During its short formal history, psychology has proclaimed itself to be a science, though this claim has sometimes been disputed (as we’ll see) and what goes after the intro text definition “Psychology is the science of ….” has changed. However, it’s rarely the case (outside Division 24 types) that psychologists tackle the question of what science is and how it works. There’s a huge literature on this (it’s called philosophy of science), but as Thomas Kuhn observed about sciences in general, scientists consult this literature only during periods of doubt and crisis. This literature is the focus of the first 2 weeks’ classes, though I try to tame it by focussing on one important question: What is scientific explanation? Thus we also will ask, can psychology give scientific explanations of the same type given in other sciences? Should it?

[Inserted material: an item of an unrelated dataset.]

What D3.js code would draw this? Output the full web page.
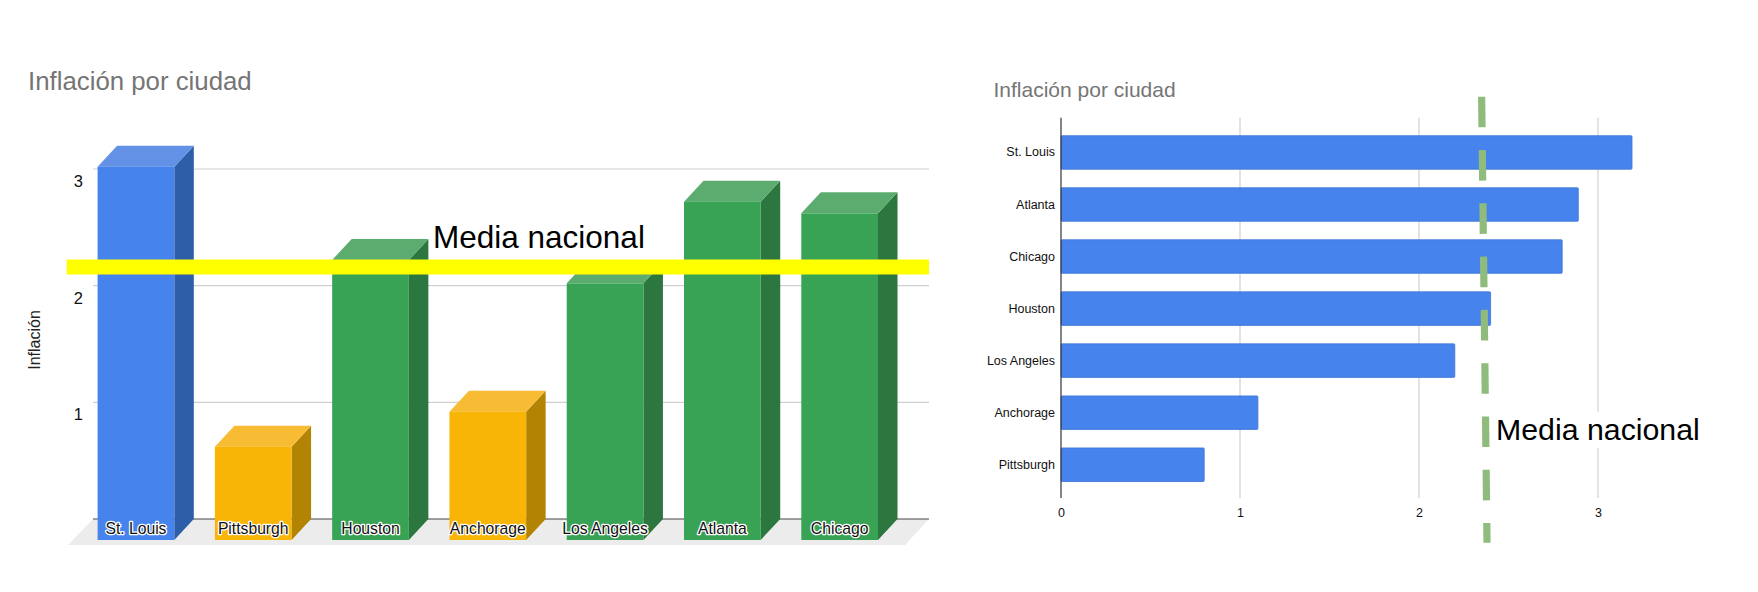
<!DOCTYPE html>
<html>
<head>
<meta charset="utf-8">
<script src="https://d3js.org/d3.v7.min.js"></script>
<style>
    html, body { margin: 0; padding: 0; background: #fff; }
    svg { display: block; font-family: "Liberation Sans", Arial, sans-serif; }
</style>
</head>
<body>
<svg id="chart" width="1758" height="592"></svg>
<script>
const CITIES_3D = ["St. Louis", "Pittsburgh", "Houston", "Anchorage", "Los Angeles", "Atlanta", "Chicago"];
const VALUES_3D = [3.2, 0.8, 2.4, 1.1, 2.2, 2.9, 2.8];
const GROUPS_3D = ["top", "low", "mid", "low", "mid", "mid", "mid"];
const CITIES_SORTED = ["St. Louis", "Atlanta", "Chicago", "Houston", "Los Angeles", "Anchorage", "Pittsburgh"];
const VALUES_SORTED = [3.19, 2.89, 2.8, 2.4, 2.2, 1.1, 0.8];
const TICKS_3D = [1, 2, 3];
const TICKS_BAR = [0, 1, 2, 3];
const MEDIA_3D = 2.34;
const MEDIA_BAR_ENDS = [2.35, 2.38];
const TITLE = "Inflación por ciudad";
const Y_TITLE = "Inflación";
const MEDIA_LABEL = "Media nacional";

const FACE_COLORS = { top: "#4683ec", mid: "#38a354", low: "#f9b506" };
const SIDE_COLORS = { top: "#2f5ea8", mid: "#2b773f", low: "#b38304" };
const LID_COLORS = { top: "#6391e6", mid: "#5cab6f", low: "#f7bc33" };

const svg = d3.select("#chart");

function drawColumns3d() {
    const depthX = 19.5;
    const depthY = 21;
    const gridLeft = 93;
    const gridRight = 929;

    // the front faces stand on frontY, the grid sits on the back wall
    const frontY = d3.scaleLinear().domain([0, 3]).range([540, 190]);
    const wallY = (value) => frontY(value) - depthY;
    const x = d3.scaleBand()
        .domain(CITIES_3D)
        .range([97.6, 878])
        .paddingInner(0.346)
        .paddingOuter(0);
    const w = x.bandwidth();
    const g = svg.append("g");

    g.append("text")
        .attr("x", 28)
        .attr("y", 90)
        .attr("font-size", 25.8)
        .attr("fill", "#757575")
        .text(TITLE);

    g.append("polygon")
        .attr("points", [
            [gridLeft, wallY(0)], [gridRight, wallY(0)],
            [gridRight - 24, frontY(0) + 5], [gridLeft - 25, frontY(0) + 5]
        ].join(" "))
        .attr("fill", "#ececec");

    g.selectAll("line.grid")
        .data(TICKS_3D)
        .join("line")
        .attr("class", "grid")
        .attr("x1", gridLeft)
        .attr("x2", gridRight)
        .attr("y1", (d) => wallY(d))
        .attr("y2", (d) => wallY(d))
        .attr("stroke", "#cfcfcf")
        .attr("stroke-width", 1.2);

    g.append("line")
        .attr("x1", gridLeft)
        .attr("x2", gridRight)
        .attr("y1", wallY(0))
        .attr("y2", wallY(0))
        .attr("stroke", "#444")
        .attr("stroke-width", 1.2);

    const yAxis = d3.axisLeft(frontY).tickValues(TICKS_3D).tickSize(0).tickPadding(0).tickFormat(d3.format("d"));
    const yAxisGroup = g.append("g").attr("transform", "translate(83,0)").call(yAxis);
    yAxisGroup.select(".domain").remove();
    yAxisGroup.selectAll("text")
        .attr("dy", "-3.5px")
        .attr("font-family", "Liberation Sans, Arial, sans-serif")
        .attr("font-size", 16.5)
        .attr("fill", "#111");

    g.append("text")
        .attr("transform", "translate(40,340) rotate(-90)")
        .attr("text-anchor", "middle")
        .attr("font-size", 16)
        .attr("fill", "#222")
        .text(Y_TITLE);

    const rows = CITIES_3D.map((city, index) => ({ city, value: VALUES_3D[index], group: GROUPS_3D[index] }));
    const bars = g.selectAll("g.column").data(rows).join("g").attr("class", "column");

    bars.append("polygon")
        .attr("fill", (d) => SIDE_COLORS[d.group])
        .attr("points", (d) => {
            const right = x(d.city) + w;
            return [
                [right, frontY(d.value)], [right + depthX, frontY(d.value) - depthY],
                [right + depthX, frontY(0) - depthY], [right, frontY(0)]
            ].join(" ");
        });

    bars.append("polygon")
        .attr("fill", (d) => LID_COLORS[d.group])
        .attr("points", (d) => {
            const left = x(d.city);
            const top = frontY(d.value);
            return [
                [left, top], [left + depthX, top - depthY],
                [left + w + depthX, top - depthY], [left + w, top]
            ].join(" ");
        });

    bars.append("rect")
        .attr("x", (d) => x(d.city))
        .attr("y", (d) => frontY(d.value))
        .attr("width", w)
        .attr("height", (d) => frontY(0) - frontY(d.value))
        .attr("fill", (d) => FACE_COLORS[d.group]);

    bars.append("text")
        .attr("x", (d) => x(d.city) + w / 2)
        .attr("y", frontY(0) - 6)
        .attr("text-anchor", "middle")
        .attr("font-size", 15.7)
        .attr("fill", "#111")
        .attr("stroke", "#fff")
        .attr("stroke-width", 2.6)
        .attr("stroke-linejoin", "round")
        .attr("paint-order", "stroke")
        .text((d) => d.city);

    g.append("line")
        .attr("x1", 66.7)
        .attr("x2", gridRight)
        .attr("y1", frontY(MEDIA_3D))
        .attr("y2", frontY(MEDIA_3D))
        .attr("stroke", "#ffff00")
        .attr("stroke-width", 15);

    g.append("text")
        .attr("x", 433)
        .attr("y", 248)
        .attr("font-size", 31.5)
        .attr("fill", "#000")
        .text(MEDIA_LABEL);
}

function drawBars() {
    const x = d3.scaleLinear().domain([0, 3]).range([1061, 1598]);
    const y = d3.scaleBand()
        .domain(CITIES_SORTED)
        .range([135.7, 481.5])
        .paddingInner(0.355)
        .paddingOuter(0);
    const plotTop = 117.7;
    const plotBottom = 498;
    const g = svg.append("g");

    g.append("text")
        .attr("x", 993.5)
        .attr("y", 97)
        .attr("font-size", 21)
        .attr("fill", "#757575")
        .text(TITLE);

    g.selectAll("line.grid")
        .data(TICKS_BAR.filter((d) => d > 0))
        .join("line")
        .attr("class", "grid")
        .attr("x1", (d) => x(d))
        .attr("x2", (d) => x(d))
        .attr("y1", plotTop)
        .attr("y2", plotBottom)
        .attr("stroke", "#d0d0d0")
        .attr("stroke-width", 1.2);

    g.selectAll("rect.bar")
        .data(CITIES_SORTED)
        .join("rect")
        .attr("class", "bar")
        .attr("x", x(0))
        .attr("y", (d) => y(d))
        .attr("width", (d, i) => x(VALUES_SORTED[i]) - x(0))
        .attr("height", y.bandwidth())
        .attr("rx", 1)
        .attr("fill", "#4683ec")
        .attr("stroke", "#3f75d6")
        .attr("stroke-width", 0.8);

    g.append("line")
        .attr("x1", x(0))
        .attr("x2", x(0))
        .attr("y1", plotTop)
        .attr("y2", plotBottom)
        .attr("stroke", "#333")
        .attr("stroke-width", 1.2);

    const xAxis = d3.axisBottom(x).tickValues(TICKS_BAR).tickSize(0).tickPadding(0).tickFormat(d3.format("d"));
    const xAxisGroup = g.append("g").attr("transform", `translate(0,${plotBottom})`).call(xAxis);
    xAxisGroup.select(".domain").remove();
    xAxisGroup.selectAll("text")
        .attr("y", 19)
        .attr("dy", 0)
        .attr("font-family", "Liberation Sans, Arial, sans-serif")
        .attr("font-size", 12.5)
        .attr("fill", "#111");

    const yAxis = d3.axisLeft(y).tickSize(0).tickPadding(0);
    const yAxisGroup = g.append("g").attr("transform", `translate(${x(0) - 6},0)`).call(yAxis);
    yAxisGroup.select(".domain").remove();
    yAxisGroup.selectAll("text")
        .attr("font-family", "Liberation Sans, Arial, sans-serif")
        .attr("font-size", 12.5)
        .attr("fill", "#111");

    // white patch of the pasted label hides the gridline behind it
    g.append("rect")
        .attr("x", 1490)
        .attr("y", 411.7)
        .attr("width", 212)
        .attr("height", 36.5)
        .attr("fill", "#fff");

    g.append("line")
        .attr("x1", x(MEDIA_BAR_ENDS[0]))
        .attr("x2", x(MEDIA_BAR_ENDS[1]))
        .attr("y1", 96.7)
        .attr("y2", 542.7)
        .attr("stroke", "#8fbc7c")
        .attr("stroke-width", 7.2)
        .attr("stroke-dasharray", "30.6 22.7");

    g.append("text")
        .attr("x", 1496)
        .attr("y", 440)
        .attr("font-size", 30.3)
        .attr("fill", "#000")
        .text(MEDIA_LABEL);
}

drawColumns3d();
drawBars();
</script>
</body>
</html>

Afterthoughts on class of August 21. On our first day, I took up the question of scientific explanation, and covered the most traditional way of treating it, associated with positivism and logical positivism. The positivist movement is of great importance in philosophy of science, because it basically created the field. Positivists saw science as a uniquely (in the strong sense) successful human institution, and strove to distill the essence of science into a content-free set of methods that could be applied to any topic whatsoever, from the movements of the planets to the question of god’s existence. As it did so, positivism began to influence the practice of science, especially those sciences, such as psychology, that were uncertain of their status as sciences (we’ll get to this historical part later).
Positivists proposed a very precise definition of scientific explanation, the deductive-nomological model, that I covered in the first lecture. Critical to the the D-N model are these ideas: laws of nature, explanation as deduction, and explanation as prediction.
Forethoughts. In the next class, we will consider criticisms of the D-N model and alternatives to it, most importantly the causal approach and the semantic conception of theories. One thing to do before class is to think about the term “model” as you have encountered it in psychology and the use of the term “model” in the economics paper I have asked you to read. Of course, that paper’s authors are writing for fellow economists, so their definition is implicit (though, as we’ll see, closer to the formal meaning in philosophy of science) and thus hard to grasp. But I hope the exercise in encountering a mysterious, even alien, scientific, culture, will help in achieving one of my major goals for the course: Seeing psychology from the outside.